As we were walking back, we noticed a rock in the middle of the beach. It looked out of place since all the other rocks lined the edge of the beach while this one was alone in the center. I wondered if it could be a monk seal, but I immediately doubted myself. Monk seals are an endangered seal species found in Hawaii that come on to beaches to sunbathe, and sightings are relatively rare.

As we walked closer, the shape of a head and flippers emerged from the slender, oblong shape, and I excitedly realized it was not just a rock. At that moment, I was very grateful for having lugged my telephoto lens to Kalalau Beach so that I could capture photos of the seal from a safe distance.

I stayed by the seal for over an hour until the sun completely set. Wildlife sightings while backpacking are such highlights, and even then, they are usually fleeting as most animals bolt at the slightest detection of humans. The monk seal, however, basked in the sun peacefully, not even acknowledging my presence.

For a creature that barely moved, the seal was mesmerizing. I didn't take my eyes off of it for fear that I would miss the rare movement: blinking eyes, a lift of its tail, or even a repositioning of its head. At one point, the seal suddenly sneezed, or did something akin to a sneeze. Its body seized up and jiggled as it snorted air. Then it raised its head and looked around, as if to check if anybody had seen. It was so adorable.

The pounding waves created a veil of sea spray that surrounded the cliffs at the far end of the beach. It was a beautiful scene with the layers of silhouettes.

The backdrop of Kalalau Beach

Beach sunsets are especially colorful. The ocean and wet sand create an extra large canvas for the sun to paint its saturated oranges and reds. When the light started fading, we finally started walking back towards our campsite. The whole time, the seal had not moved from its spot. Seeing the seal was the highlight of our trip, and it felt like a unique and exclusive experience. I don't think the campers on the far end of the beach had even noticed the seal.

Day 3: Kalalau Beach to trailhead + Hanakoa Falls side trip

We started the next day before sunrise. It had rained overnight unexpectedly, so the gear that I hung out to dry was now wet, along with our tents. The tropical humidity only added to the dampness. We packed up slowly, trying to put off stuffing soggy tents into our packs.

We finally left camp at 8 AM. When the trees cleared at the end of the campgrounds, we turned to take one last look at Kalalau Beach. Surprisingly, the seal was still on the beach. It seemed like it was in the exact spot that we saw it the day before.

The morning air was refreshing as we hiked since the sun was mostly blocked by the mountains. The hike back was a lot faster. We knew which crossings we needed to take our shoes off for, and we were diligent about checking navigation and didn’t stray off trail.

Last look at Kalalau Beach from Red Hill

These wrinkly ridges are so recognizably Hawaiian.
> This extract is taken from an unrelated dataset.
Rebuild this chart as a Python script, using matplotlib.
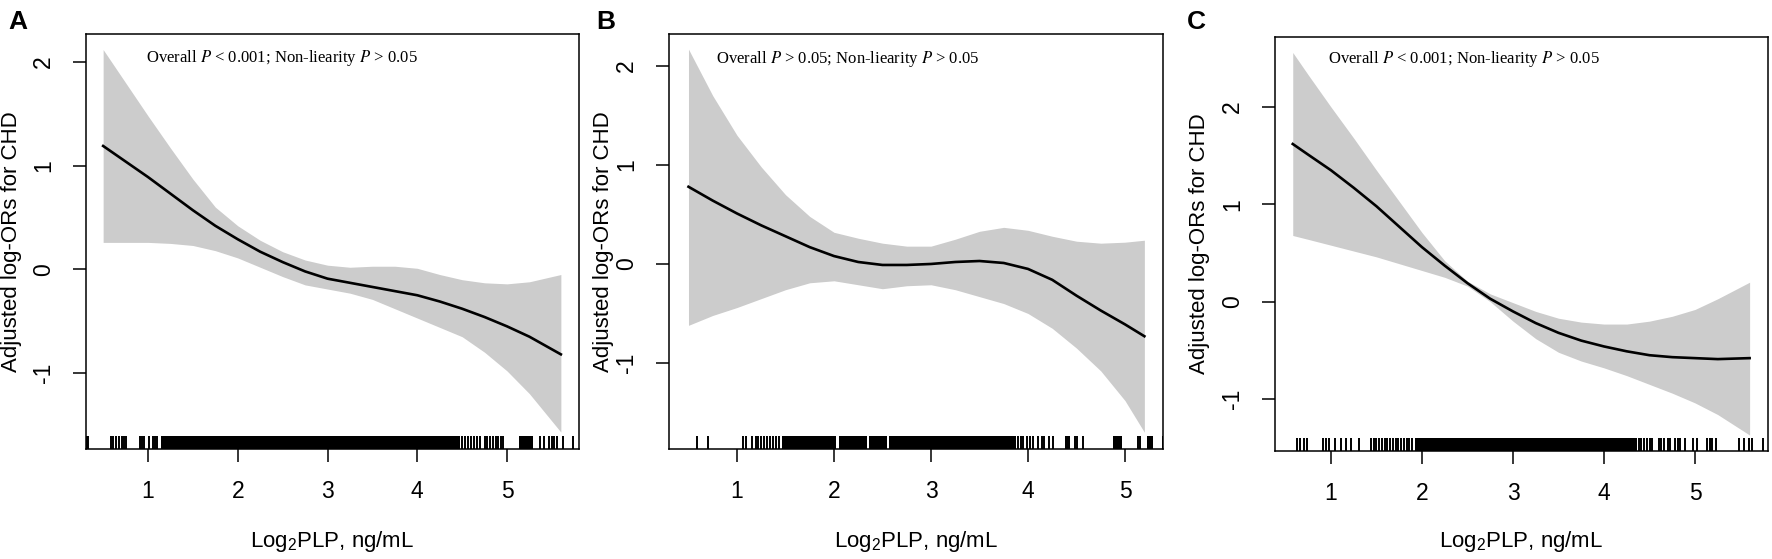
import matplotlib
matplotlib.use('Agg')
import matplotlib.pyplot as plt

plt.rcParams['font.family'] = ['Liberation Sans', 'DejaVu Sans']
plt.rcParams['axes.unicode_minus'] = False
plt.rcParams['mathtext.fontset'] = 'custom'
plt.rcParams['mathtext.rm'] = 'Liberation Sans'
plt.rcParams['mathtext.it'] = 'Liberation Sans:italic'

# Panel A
x_a = [0.5, 0.75, 1.0, 1.25, 1.5, 1.75, 2.0, 2.25, 2.5, 2.75, 3.0, 3.25, 3.5,
       3.75, 4.0, 4.25, 4.5, 4.75, 5.0, 5.25, 5.6]
fit_a = [1.19, 1.04, 0.89, 0.73, 0.57, 0.42, 0.29, 0.17, 0.07, -0.02, -0.09, -0.13,
         -0.17, -0.21, -0.25, -0.31, -0.38, -0.46, -0.55, -0.65, -0.82]
up_a = [2.12, 1.80, 1.48, 1.17, 0.87, 0.60, 0.42, 0.28, 0.17, 0.09, 0.04, 0.02,
        0.03, 0.03, 0.01, -0.05, -0.10, -0.13, -0.14, -0.12, -0.05]
lo_a = [0.26, 0.26, 0.26, 0.25, 0.23, 0.18, 0.11, 0.02, -0.07, -0.15, -0.19, -0.23,
        -0.29, -0.38, -0.47, -0.56, -0.65, -0.80, -0.98, -1.20, -1.57]
rug_a = [0.32, 0.33, 0.59, 0.61, 0.64, 0.68, 0.71, 0.73, 0.75, 0.91, 0.93, 0.95,
         1.01, 1.06, 1.08, 1.10, 4.50, 4.53, 4.57, 4.60, 4.63, 4.67, 4.70, 4.75,
         4.78, 4.81, 4.84, 4.88, 4.90, 4.93, 4.96, 5.37, 5.41, 5.47, 5.50, 5.52,
         5.56, 5.62, 5.74]
rug_dense_a = [(1.14, 4.48), (5.13, 5.29)]

# Panel B
x_b = [0.5, 0.75, 1.0, 1.25, 1.5, 1.75, 2.0, 2.25, 2.5, 2.75, 3.0, 3.25, 3.5,
       3.75, 4.0, 4.25, 4.5, 4.75, 5.0, 5.2]
fit_b = [0.78, 0.64, 0.51, 0.39, 0.28, 0.17, 0.08, 0.02, -0.01, -0.01, 0.00, 0.02,
         0.03, 0.01, -0.05, -0.16, -0.32, -0.47, -0.61, -0.73]
up_b = [2.17, 1.70, 1.30, 0.98, 0.70, 0.48, 0.32, 0.26, 0.21, 0.18, 0.18, 0.25,
        0.33, 0.37, 0.34, 0.28, 0.23, 0.21, 0.22, 0.24]
lo_b = [-0.62, -0.52, -0.44, -0.35, -0.26, -0.19, -0.17, -0.21, -0.25, -0.22, -0.21,
        -0.26, -0.33, -0.40, -0.50, -0.65, -0.85, -1.08, -1.38, -1.70]
rug_b = [0.59, 0.70, 1.06, 1.09, 1.15, 1.20, 1.22, 1.25, 1.28, 1.31, 1.34, 1.37,
         1.40, 1.43, 3.90, 3.93, 3.95, 3.99, 4.02, 4.05, 4.10, 4.14, 4.16, 4.22,
         4.26, 4.48, 4.51, 4.57, 5.13, 5.15, 5.39]
rug_dense_b = [(1.46, 2.02), (2.05, 2.34), (2.36, 2.55), (2.57, 3.88), (4.38, 4.43),
               (4.88, 4.97), (5.23, 5.29)]

# Panel C
x_c = [0.58, 0.75, 1.0, 1.25, 1.5, 1.75, 2.0, 2.25, 2.5, 2.75, 3.0, 3.25, 3.5,
       3.75, 4.0, 4.25, 4.5, 4.75, 5.0, 5.25, 5.6]
fit_c = [1.62, 1.51, 1.35, 1.17, 0.98, 0.77, 0.56, 0.37, 0.19, 0.03, -0.10, -0.22,
         -0.32, -0.40, -0.46, -0.51, -0.55, -0.57, -0.58, -0.59, -0.58]
up_c = [2.56, 2.33, 2.00, 1.68, 1.35, 1.03, 0.71, 0.42, 0.21, 0.08, -0.01, -0.10,
        -0.17, -0.21, -0.23, -0.23, -0.20, -0.15, -0.08, 0.03, 0.20]
lo_c = [0.68, 0.64, 0.58, 0.52, 0.46, 0.39, 0.32, 0.25, 0.16, 0.00, -0.20, -0.38,
        -0.52, -0.61, -0.68, -0.76, -0.85, -0.94, -1.04, -1.16, -1.37]
rug_c = [0.63, 0.66, 0.70, 0.74, 0.91, 0.94, 0.98, 1.04, 1.11, 1.16, 1.22, 1.31,
         1.44, 1.47, 1.50, 1.53, 1.56, 1.59, 1.62, 1.65, 1.68, 1.71, 1.74, 1.77,
         1.80, 1.83, 1.86, 1.89, 4.38, 4.41, 4.44, 4.47, 4.50, 4.53, 4.60, 4.63,
         4.66, 4.70, 4.73, 4.78, 4.81, 4.84, 4.89, 4.98, 5.02, 5.13, 5.16, 5.19,
         5.23, 5.48, 5.54, 5.59, 5.63, 5.75]
rug_dense_c = [(1.92, 4.36)]

x_ticks = [1, 2, 3, 4, 5]
y_ticks = [-1, 0, 1, 2]
notes = ['Overall $P$ < 0.001; Non-liearity $P$ > 0.05',
         'Overall $P$ > 0.05; Non-liearity $P$ > 0.05',
         'Overall $P$ < 0.001; Non-liearity $P$ > 0.05']
letters = ['A', 'B', 'C']

W, H = 1772, 559
fig = plt.figure(figsize=(W / 100, H / 100), dpi=100)

# pixel boxes: left, right, top, bottom
boxes = [(86, 579, 34, 449), (669, 1163, 34, 449), (1275, 1768, 37, 451)]
xlims = [(0.309, 5.802), (0.299, 5.392), (0.385, 5.802)]
ylims = [(-1.733, 2.27), (-1.869, 2.323), (-1.534, 2.719)]
ylab_x = [12, 604, 1200]
letter_x = [8, 596, 1187]
note_x = [146, 716, 1328]
note_y = [58, 59, 59]

panels = [(x_a, fit_a, up_a, lo_a, rug_a, rug_dense_a),
          (x_b, fit_b, up_b, lo_b, rug_b, rug_dense_b),
          (x_c, fit_c, up_c, lo_c, rug_c, rug_dense_c)]

for i, (xs, fit, up, lo, rug, dense) in enumerate(panels):
    l, r, t, b = boxes[i]
    ax = fig.add_axes([l / W, 1 - b / H, (r - l) / W, (b - t) / H])
    ax.fill_between(xs, lo, up, color='#cccccc', lw=0)
    ax.plot(xs, fit, color='black', lw=1.9)

    # rug along the bottom
    tr = ax.get_xaxis_transform()
    ax.vlines(rug, 0, 0.032, transform=tr, color='black', lw=1.4)
    for x0, x1 in dense:
        ax.axvspan(x0, x1, ymin=0, ymax=0.032, color='black', lw=0)

    ax.set_xlim(*xlims[i])
    ax.set_ylim(*ylims[i])
    ax.set_xticks(x_ticks)
    ax.set_yticks(y_ticks)
    ax.set_xticklabels([str(v) for v in x_ticks])
    ax.set_yticklabels([str(v) for v in y_ticks], rotation=90, va='center')
    ax.tick_params(direction='out', length=9.4, width=1.1, labelsize=16.5, pad=13)
    for s in ax.spines.values():
        s.set_linewidth(1.1)

    ax.text((note_x[i] - l) / (r - l), 1 - (note_y[i] - t) / (b - t), notes[i],
            transform=ax.transAxes, ha='left', va='center', fontsize=12,
            family='Liberation Serif', math_fontfamily='stix')

    cy = 1 - (t + b) / 2 / H
    fig.text(ylab_x[i] / W, cy, 'Adjusted log-ORs for CHD', rotation=90,
             ha='center', va='center', fontsize=16)
    fig.text((l + r) / 2 / W, 1 - 542 / H, 'Log$_2$PLP, ng/mL',
             ha='center', va='center', fontsize=16)
    fig.text(letter_x[i] / W, 1 - 22 / H, letters[i], ha='left', va='center',
             fontsize=19, fontweight='bold')

fig.savefig('out.png', dpi=100)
I love the cool tones the forest takes on in indirect light.

We were doing fine on time when we got to Hanakoa, so we added in the Hanakoa Falls side-trip. It was only half a mile one-way, but the trail was very overgrown. The waterfall is not impressive in its volume, but rather its height. You have to crane your head back to see all of it—at least, the part that can be seen from the bottom. Aerial photos show that the waterfall is even taller than what is visible from its base. The higher tiers of the waterfall are nestled in the valleys of the ridges. At the bottom of the waterfall is a dark green pool. The plant-carpeted walls surrounded us on all sides and shaded us even at midday.

After a lunch break at Hanakoa Falls, we made our way back to the junction and continued on the Kalalau trail. Since the trail started at a beach and ended at another beach, we had just as much elevation gain to get through on the third day as we did on the first.

We walked past the trailhead sign minutes before 6 PM, sticky with layers of sweat and sunblock, legs and knees aching, but otherwise unscathed. Our elapsed time for this day was 10 hours including the Hanakoa detour, which put us at about 1 hour faster than day 1. We used the beach showers to rinse off our musty feet and then walked the short distance back to the parking lot.

The variety and density of the flora was astounding.

I feel so lucky that we were able to complete the trip safely and in perfect weather. Even though Kauai has a plethora of gorgeous beaches that you can drive up to, there is something special about choosing to hike the grueling 11 miles to Kalalau Beach. Between lounging on the beach, walking under the impressive ridges of the Napali Coast, and falling asleep to the sound of the ocean, I think it was definitely worth it.